ANAHEIM, Calif. -- It was the Mountain West-Big East moment laying right there on the floor. The instant when East Coast attitude met West Coast upstart. Been-there-done-that vs. just-hope-to-do-it.
Shoulder to shoulder.
Kemba Walker was going to get up after getting knocked flat by San Diego State's Jamaal Franklin with 9:19 left in Thursday's West Regional semi. That was the sure thing. The question was who was going to respond.
You had the answer at about the same time Walker's body hit the court. Half the UConn bench had cleared during a timeout and was headed to the opposite end of the floor for their teammate, the Aztecs or both. The "hit" -- no matter how much Walker may have embellished it -- was not going to go unpunished. Thank goodness for the zebras, who quickly calmed things down.

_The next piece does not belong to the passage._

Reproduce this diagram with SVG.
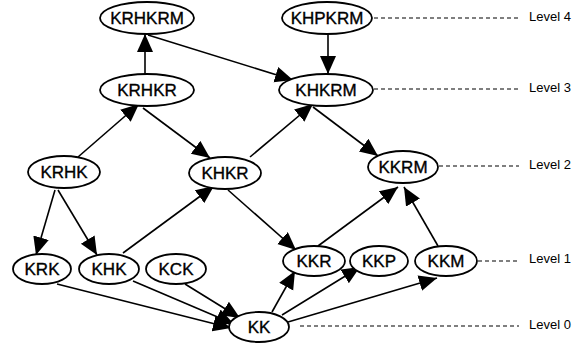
<svg xmlns="http://www.w3.org/2000/svg" width="574" height="346" viewBox="0 0 574 346">
  <style>
    .node ellipse { fill: #ffffff; stroke: #000000; stroke-width: 1.8; }
    .node text { font-family: "Liberation Sans", Arial, sans-serif; font-size: 17px; fill: #000000; stroke: #000000; stroke-width: 0.35; text-anchor: middle; dominant-baseline: central; }
    .edge { stroke: #000000; stroke-width: 1.6; fill: none; marker-end: url(#arrow); }
    .level line { stroke: #000000; stroke-width: 1.1; stroke-dasharray: 4 3; }
    .level text { font-family: "Liberation Sans", Arial, sans-serif; font-size: 13px; fill: #000000; dominant-baseline: central; }
  </style>
  <defs>
    <marker id="arrow" markerUnits="userSpaceOnUse" markerWidth="19" markerHeight="17" refX="18" refY="8" orient="auto">
      <path d="M0,0 L18,8 L0,16 z" fill="#000000"/>
    </marker>
  </defs>
  <rect width="574" height="346" fill="#ffffff"/>

  <!-- level guides -->
  <g id="levels" class="level">
    <line x1="374" y1="18" x2="519" y2="18"/>
    <text x="529" y="16">Level 4</text>
    <line x1="374" y1="89" x2="519" y2="89"/>
    <text x="529" y="87">Level 3</text>
    <line x1="439" y1="166" x2="519" y2="166"/>
    <text x="529" y="164">Level 2</text>
    <line x1="478" y1="261" x2="519" y2="261"/>
    <text x="529" y="258">Level 1</text>
    <line x1="300" y1="326" x2="519" y2="326"/>
    <text x="529" y="324">Level 0</text>
  </g>

  <!-- connectors -->
  <g id="edges">
    <line class="edge" x1="145" y1="74" x2="145" y2="34"/>
    <line class="edge" x1="148" y1="35" x2="293" y2="80"/>
    <line class="edge" x1="328" y1="34" x2="328" y2="74"/>
    <line class="edge" x1="78" y1="157" x2="139" y2="104"/>
    <line class="edge" x1="143" y1="108" x2="210" y2="158"/>
    <line class="edge" x1="250" y1="157" x2="313" y2="104"/>
    <line class="edge" x1="313" y1="107" x2="378" y2="156"/>
    <line class="edge" x1="55" y1="190" x2="36" y2="255"/>
    <line class="edge" x1="58" y1="190" x2="97" y2="255"/>
    <line class="edge" x1="123" y1="253" x2="214" y2="186"/>
    <line class="edge" x1="228" y1="190" x2="296" y2="250"/>
    <line class="edge" x1="57" y1="284" x2="231" y2="328"/>
    <line class="edge" x1="133" y1="281" x2="234" y2="324"/>
    <line class="edge" x1="185" y1="284" x2="240" y2="318"/>
    <line class="edge" x1="272" y1="312" x2="295" y2="271"/>
    <line class="edge" x1="282" y1="315" x2="360" y2="267"/>
    <line class="edge" x1="288" y1="322" x2="437" y2="278"/>
    <line class="edge" x1="318" y1="246" x2="398" y2="187"/>
    <line class="edge" x1="438" y1="246" x2="404" y2="187"/>
  </g>

  <!-- nodes -->
  <g id="KRHKRM" class="node"><ellipse cx="147" cy="18" rx="47" ry="16"/><text x="147" y="18">KRHKRM</text></g>
  <g id="KHPKRM" class="node"><ellipse cx="327" cy="18" rx="45" ry="16"/><text x="327" y="18">KHPKRM</text></g>
  <g id="KRHKR" class="node"><ellipse cx="147" cy="90" rx="47" ry="16"/><text x="147" y="90">KRHKR</text></g>
  <g id="KHKRM" class="node"><ellipse cx="326" cy="90" rx="47" ry="16"/><text x="326" y="90">KHKRM</text></g>
  <g id="KRHK" class="node"><ellipse cx="64" cy="172" rx="36" ry="16"/><text x="64" y="172">KRHK</text></g>
  <g id="KHKR" class="node"><ellipse cx="225" cy="173" rx="36" ry="16"/><text x="225" y="173">KHKR</text></g>
  <g id="KKRM" class="node"><ellipse cx="403" cy="167" rx="35" ry="16"/><text x="403" y="167">KKRM</text></g>
  <g id="KRK" class="node"><ellipse cx="42" cy="269" rx="29" ry="15"/><text x="42" y="269">KRK</text></g>
  <g id="KHK" class="node"><ellipse cx="109" cy="269" rx="30" ry="15"/><text x="109" y="269">KHK</text></g>
  <g id="KCK" class="node"><ellipse cx="176" cy="269" rx="30" ry="15"/><text x="176" y="269">KCK</text></g>
  <g id="KKR" class="node"><ellipse cx="314" cy="261" rx="31" ry="15"/><text x="314" y="261">KKR</text></g>
  <g id="KKP" class="node"><ellipse cx="379" cy="261" rx="29" ry="15"/><text x="379" y="261">KKP</text></g>
  <g id="KKM" class="node"><ellipse cx="446" cy="261" rx="31" ry="15"/><text x="446" y="261">KKM</text></g>
  <g id="KK" class="node"><ellipse cx="259" cy="327" rx="30" ry="15"/><text x="259" y="327">KK</text></g>
</svg>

Thank Kemba for getting up -- and carrying the Huskies with him. Again.
Franklin's contact proved once again that you never provoke a New York point guard. Not when he is backed up by a Big East giant that continues to feed off being unloved and unranked at the beginning of the season. UConn's 74-67 win over the Aztecs pushed the Huskies into the Elite Eight for the 10th time. It also proved they weren't going to be pushed around. When Walker went down, manhood was at stake.
In the end, Kemba and UConn had most of it.
"Definitely, I felt they were trying to frustrate me," said Walker, also known as the living, breathing, beating heart of the Huskies.
Properly provoked, Walker scored 14 of his 36 points after Franklin's foolishness. The incident started after there was contact following a whistle with San Diego State leading 53-49. After that, things get a little fuzzy. Franklin was walking toward his bench and, in his words, "brushed" Walker.
"He flopped a little bit," Franklin said. "I didn't think it was going to be a tech."
Flopped? That's an accusation that Walker wouldn't let stand.
"The contact was definitely enough to go down," Walker said.
It's also an accusation that shows Kemba is maybe more ready for the NBA than we thought. Talented and savvy.
"He got the call, so I can't really say nothing," Franklin said. "It was a real, good veteran move."
After huddling, the officials decided the contact indeed was worthy of a technical, San Diego State's second of the game. The pace of the game almost dictated it. The Aztecs weren't going to leave the building feeling they had gotten outmuscled.
Forget their No. 2 seed and 34 victories, they were the newbie in this regional. They were the ones with something to prove. Arizona, UConn and Duke came into Thursday with a combined seven championships and 187 tournament victories. San Diego State had two. Before winning, it had to assert itself. The team's best player, Kawhi Leonard, had been slapped with a technical less than four minutes into the game for yapping with a UConn player after a foul.
"Both teams fed off each other," said Aztecs' guard D.J. Gay said. "When one team threw a punch, the other team threw a punch. As the game went on, it got more physical -- us not backing down and them not backing down."
What did you expect from UConn? It won five games in five days in the Big East tournament. The Huskies are almost catching a breather in the NCAA tournament. Thursday marked their eighth game in the last 16 days. Why stop now?
San Diego State seemed to be bothering Walker early by trying guard Chase Tapley and forward Billy White on him. But as Kemba usually does, he warmed up -- 14 at halftime, 22 in the second half, 12 consecutive points for UConn down the stretch. Walker is now averaging 28.3 points in three tournament games.
"He's just an amazing player," White said. "He's almost impossible to stop."
The same can be said for UConn. Freshman Jeremy Lamb might be the next one for the Huskies when, not if, Walker leaves after his junior season. He scored 24 and made a key steal with 25 seconds left. Facing a hostile Honda Center crowd and a team stocked with seniors, a UConn roster populated with seven freshmen responded again. Lightly regarded at the beginning of the season, 9-9 in the mighty Big East, the Huskies find themselves chasing a third national championship under Jim Calhoun, now 68 years young.
"I know one thing," he said, "We're 40 minutes away from where we want to be."